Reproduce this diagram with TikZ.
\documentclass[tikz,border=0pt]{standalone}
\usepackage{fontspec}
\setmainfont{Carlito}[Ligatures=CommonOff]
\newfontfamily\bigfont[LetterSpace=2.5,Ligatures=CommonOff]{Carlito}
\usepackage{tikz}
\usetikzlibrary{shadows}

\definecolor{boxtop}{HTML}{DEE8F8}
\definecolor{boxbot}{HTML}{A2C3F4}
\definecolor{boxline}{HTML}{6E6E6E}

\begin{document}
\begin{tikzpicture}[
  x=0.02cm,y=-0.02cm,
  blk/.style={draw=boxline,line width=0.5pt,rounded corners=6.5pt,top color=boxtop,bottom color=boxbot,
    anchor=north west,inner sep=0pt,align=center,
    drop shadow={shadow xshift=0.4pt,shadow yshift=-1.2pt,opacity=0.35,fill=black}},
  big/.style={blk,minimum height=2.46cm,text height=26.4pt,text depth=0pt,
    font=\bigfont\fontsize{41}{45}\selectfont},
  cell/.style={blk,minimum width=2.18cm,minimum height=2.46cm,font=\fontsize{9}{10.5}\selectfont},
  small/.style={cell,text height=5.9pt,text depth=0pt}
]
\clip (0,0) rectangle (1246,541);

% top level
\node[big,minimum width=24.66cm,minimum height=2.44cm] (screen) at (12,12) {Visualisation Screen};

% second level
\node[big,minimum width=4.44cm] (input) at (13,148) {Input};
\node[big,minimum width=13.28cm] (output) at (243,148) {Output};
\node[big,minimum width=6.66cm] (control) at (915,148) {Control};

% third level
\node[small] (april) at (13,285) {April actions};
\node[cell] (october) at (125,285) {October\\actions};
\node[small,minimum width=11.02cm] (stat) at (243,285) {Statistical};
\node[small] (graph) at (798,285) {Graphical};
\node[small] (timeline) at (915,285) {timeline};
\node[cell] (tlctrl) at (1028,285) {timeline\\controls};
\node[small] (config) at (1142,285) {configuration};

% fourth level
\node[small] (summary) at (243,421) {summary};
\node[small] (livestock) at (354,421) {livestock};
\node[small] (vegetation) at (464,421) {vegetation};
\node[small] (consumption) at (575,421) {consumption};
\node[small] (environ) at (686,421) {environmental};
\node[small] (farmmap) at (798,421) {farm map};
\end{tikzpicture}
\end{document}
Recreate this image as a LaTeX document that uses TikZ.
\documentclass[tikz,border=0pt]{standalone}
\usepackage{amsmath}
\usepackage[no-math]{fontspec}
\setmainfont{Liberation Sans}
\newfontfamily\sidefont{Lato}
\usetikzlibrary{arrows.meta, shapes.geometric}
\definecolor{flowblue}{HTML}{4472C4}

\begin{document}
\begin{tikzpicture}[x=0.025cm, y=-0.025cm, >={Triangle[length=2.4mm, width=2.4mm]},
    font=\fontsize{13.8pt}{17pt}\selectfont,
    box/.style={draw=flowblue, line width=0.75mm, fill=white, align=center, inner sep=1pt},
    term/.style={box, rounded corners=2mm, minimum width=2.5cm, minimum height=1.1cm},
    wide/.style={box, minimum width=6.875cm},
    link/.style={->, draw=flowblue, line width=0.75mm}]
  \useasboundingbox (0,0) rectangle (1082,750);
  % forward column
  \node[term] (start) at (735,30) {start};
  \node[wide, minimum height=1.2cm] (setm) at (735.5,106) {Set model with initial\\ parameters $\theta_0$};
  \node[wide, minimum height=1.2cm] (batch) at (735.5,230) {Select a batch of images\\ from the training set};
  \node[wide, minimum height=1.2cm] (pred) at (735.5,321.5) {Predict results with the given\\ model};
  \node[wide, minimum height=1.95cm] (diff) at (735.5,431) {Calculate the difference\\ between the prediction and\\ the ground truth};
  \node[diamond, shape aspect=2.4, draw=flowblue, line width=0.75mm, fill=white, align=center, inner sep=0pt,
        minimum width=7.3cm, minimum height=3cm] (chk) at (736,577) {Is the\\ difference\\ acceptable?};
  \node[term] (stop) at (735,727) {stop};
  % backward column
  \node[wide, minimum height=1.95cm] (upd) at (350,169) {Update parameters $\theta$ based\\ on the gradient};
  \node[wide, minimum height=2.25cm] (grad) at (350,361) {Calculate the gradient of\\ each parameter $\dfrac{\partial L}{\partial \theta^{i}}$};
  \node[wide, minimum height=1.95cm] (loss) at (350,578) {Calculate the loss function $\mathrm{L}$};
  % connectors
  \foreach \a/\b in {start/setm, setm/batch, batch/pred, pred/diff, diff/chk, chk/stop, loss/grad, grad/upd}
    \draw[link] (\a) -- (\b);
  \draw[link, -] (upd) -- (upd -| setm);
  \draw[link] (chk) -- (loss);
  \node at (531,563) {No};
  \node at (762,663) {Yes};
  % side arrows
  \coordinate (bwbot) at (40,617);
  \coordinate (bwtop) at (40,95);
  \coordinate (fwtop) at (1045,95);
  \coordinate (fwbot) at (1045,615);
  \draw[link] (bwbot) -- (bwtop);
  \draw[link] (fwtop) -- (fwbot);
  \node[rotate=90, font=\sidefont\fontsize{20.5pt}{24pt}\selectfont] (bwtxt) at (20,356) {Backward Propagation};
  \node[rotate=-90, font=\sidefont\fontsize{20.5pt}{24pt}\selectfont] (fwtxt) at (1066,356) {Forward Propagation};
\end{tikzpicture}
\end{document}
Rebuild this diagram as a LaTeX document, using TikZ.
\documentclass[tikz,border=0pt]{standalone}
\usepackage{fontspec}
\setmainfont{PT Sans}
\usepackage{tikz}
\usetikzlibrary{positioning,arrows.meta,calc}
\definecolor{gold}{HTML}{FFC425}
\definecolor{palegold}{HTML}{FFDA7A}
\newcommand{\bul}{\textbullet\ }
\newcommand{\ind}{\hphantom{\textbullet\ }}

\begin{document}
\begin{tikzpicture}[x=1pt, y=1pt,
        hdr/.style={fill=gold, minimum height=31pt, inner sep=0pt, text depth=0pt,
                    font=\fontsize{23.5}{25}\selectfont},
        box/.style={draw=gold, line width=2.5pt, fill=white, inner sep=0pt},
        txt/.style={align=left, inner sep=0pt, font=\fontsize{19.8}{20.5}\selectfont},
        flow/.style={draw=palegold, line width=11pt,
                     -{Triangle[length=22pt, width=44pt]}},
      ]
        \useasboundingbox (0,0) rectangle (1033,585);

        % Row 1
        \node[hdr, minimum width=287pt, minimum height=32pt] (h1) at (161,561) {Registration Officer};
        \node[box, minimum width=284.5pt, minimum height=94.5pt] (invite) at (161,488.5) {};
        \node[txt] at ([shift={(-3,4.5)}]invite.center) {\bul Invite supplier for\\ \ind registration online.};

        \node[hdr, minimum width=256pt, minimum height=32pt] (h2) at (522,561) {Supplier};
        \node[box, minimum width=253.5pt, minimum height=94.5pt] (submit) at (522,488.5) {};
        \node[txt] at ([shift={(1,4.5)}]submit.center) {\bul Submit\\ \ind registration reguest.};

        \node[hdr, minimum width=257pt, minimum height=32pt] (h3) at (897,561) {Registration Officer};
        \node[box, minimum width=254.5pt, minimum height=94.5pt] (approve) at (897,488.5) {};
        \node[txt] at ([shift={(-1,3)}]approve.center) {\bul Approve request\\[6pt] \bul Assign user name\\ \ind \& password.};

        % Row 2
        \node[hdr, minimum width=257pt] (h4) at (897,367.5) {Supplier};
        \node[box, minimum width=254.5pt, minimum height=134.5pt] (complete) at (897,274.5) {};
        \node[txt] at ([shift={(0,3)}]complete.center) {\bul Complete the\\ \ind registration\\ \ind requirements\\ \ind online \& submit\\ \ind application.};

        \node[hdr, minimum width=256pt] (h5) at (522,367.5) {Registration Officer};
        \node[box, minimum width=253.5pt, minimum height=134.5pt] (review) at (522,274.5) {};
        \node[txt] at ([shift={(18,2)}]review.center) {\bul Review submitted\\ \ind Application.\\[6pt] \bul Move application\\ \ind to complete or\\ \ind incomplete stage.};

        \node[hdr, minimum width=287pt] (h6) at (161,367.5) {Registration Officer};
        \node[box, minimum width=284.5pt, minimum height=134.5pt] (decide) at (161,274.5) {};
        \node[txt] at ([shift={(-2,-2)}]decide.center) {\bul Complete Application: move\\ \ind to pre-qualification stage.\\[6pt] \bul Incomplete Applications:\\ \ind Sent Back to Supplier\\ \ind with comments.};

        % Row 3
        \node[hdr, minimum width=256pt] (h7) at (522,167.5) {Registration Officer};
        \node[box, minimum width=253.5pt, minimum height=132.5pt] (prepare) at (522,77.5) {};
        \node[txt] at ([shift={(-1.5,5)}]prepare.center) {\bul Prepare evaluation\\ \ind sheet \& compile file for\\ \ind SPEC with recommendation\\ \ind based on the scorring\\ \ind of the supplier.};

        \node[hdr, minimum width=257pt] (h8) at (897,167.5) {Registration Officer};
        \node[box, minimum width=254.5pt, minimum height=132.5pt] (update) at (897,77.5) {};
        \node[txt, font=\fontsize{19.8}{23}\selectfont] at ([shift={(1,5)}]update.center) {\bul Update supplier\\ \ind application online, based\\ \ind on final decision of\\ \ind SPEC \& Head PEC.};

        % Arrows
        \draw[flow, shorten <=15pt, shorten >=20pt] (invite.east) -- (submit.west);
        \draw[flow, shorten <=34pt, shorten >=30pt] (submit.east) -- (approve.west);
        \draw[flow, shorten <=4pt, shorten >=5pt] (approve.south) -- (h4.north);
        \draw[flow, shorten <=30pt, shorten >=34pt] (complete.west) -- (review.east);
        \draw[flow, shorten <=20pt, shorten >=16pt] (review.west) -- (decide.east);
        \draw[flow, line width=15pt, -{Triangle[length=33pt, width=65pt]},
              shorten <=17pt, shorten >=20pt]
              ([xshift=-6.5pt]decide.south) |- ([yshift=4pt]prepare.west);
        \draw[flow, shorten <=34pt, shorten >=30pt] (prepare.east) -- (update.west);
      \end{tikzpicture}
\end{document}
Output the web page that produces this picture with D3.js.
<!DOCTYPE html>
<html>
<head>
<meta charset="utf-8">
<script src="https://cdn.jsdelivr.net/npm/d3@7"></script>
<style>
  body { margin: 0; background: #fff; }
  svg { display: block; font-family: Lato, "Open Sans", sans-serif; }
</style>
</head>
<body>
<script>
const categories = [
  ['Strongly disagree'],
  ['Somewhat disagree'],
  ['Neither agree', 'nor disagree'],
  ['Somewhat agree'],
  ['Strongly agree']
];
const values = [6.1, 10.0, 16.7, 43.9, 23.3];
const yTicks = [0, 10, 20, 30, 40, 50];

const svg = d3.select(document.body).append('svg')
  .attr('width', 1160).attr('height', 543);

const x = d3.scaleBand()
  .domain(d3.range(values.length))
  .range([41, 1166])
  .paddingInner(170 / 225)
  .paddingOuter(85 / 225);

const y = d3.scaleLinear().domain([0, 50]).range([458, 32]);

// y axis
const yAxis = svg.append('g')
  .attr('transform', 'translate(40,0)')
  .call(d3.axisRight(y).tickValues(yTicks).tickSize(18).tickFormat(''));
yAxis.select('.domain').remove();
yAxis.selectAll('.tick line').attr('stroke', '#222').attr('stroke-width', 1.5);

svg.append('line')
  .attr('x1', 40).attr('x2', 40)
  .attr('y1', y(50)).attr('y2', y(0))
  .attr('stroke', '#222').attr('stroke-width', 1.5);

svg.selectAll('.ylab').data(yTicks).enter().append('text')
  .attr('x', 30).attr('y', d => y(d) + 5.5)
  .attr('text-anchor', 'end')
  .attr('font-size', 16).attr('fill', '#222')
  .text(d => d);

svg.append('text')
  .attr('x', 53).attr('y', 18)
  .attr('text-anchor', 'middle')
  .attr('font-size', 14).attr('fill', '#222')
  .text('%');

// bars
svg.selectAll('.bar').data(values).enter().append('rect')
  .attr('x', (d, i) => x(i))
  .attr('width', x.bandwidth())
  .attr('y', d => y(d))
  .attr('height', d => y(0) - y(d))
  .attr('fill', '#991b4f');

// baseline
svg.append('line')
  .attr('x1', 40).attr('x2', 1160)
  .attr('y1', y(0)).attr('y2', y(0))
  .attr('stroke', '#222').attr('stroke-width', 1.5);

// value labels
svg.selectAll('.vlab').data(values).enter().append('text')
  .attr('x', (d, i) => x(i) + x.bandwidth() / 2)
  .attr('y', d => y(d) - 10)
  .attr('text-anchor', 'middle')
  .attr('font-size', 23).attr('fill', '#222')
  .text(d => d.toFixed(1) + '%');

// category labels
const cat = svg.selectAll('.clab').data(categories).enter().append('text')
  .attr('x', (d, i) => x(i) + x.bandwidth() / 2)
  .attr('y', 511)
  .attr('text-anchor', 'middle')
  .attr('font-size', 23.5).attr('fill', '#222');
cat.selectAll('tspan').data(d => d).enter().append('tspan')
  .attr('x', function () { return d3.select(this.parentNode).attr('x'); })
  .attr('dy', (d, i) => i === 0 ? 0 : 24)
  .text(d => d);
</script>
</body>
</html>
★ ★ ★
### What the exercise asks:
Repeat exactly the lines running from the one with "Rebuild this diagram" through the one with "(0,0) rectangle (1033,585);", both included.

### The reply:
Rebuild this diagram as a LaTeX document, using TikZ.
\documentclass[tikz,border=0pt]{standalone}
\usepackage{fontspec}
\setmainfont{PT Sans}
\usepackage{tikz}
\usetikzlibrary{positioning,arrows.meta,calc}
\definecolor{gold}{HTML}{FFC425}
\definecolor{palegold}{HTML}{FFDA7A}
\newcommand{\bul}{\textbullet\ }
\newcommand{\ind}{\hphantom{\textbullet\ }}

\begin{document}
\begin{tikzpicture}[x=1pt, y=1pt,
        hdr/.style={fill=gold, minimum height=31pt, inner sep=0pt, text depth=0pt,
                    font=\fontsize{23.5}{25}\selectfont},
        box/.style={draw=gold, line width=2.5pt, fill=white, inner sep=0pt},
        txt/.style={align=left, inner sep=0pt, font=\fontsize{19.8}{20.5}\selectfont},
        flow/.style={draw=palegold, line width=11pt,
                     -{Triangle[length=22pt, width=44pt]}},
      ]
        \useasboundingbox (0,0) rectangle (1033,585);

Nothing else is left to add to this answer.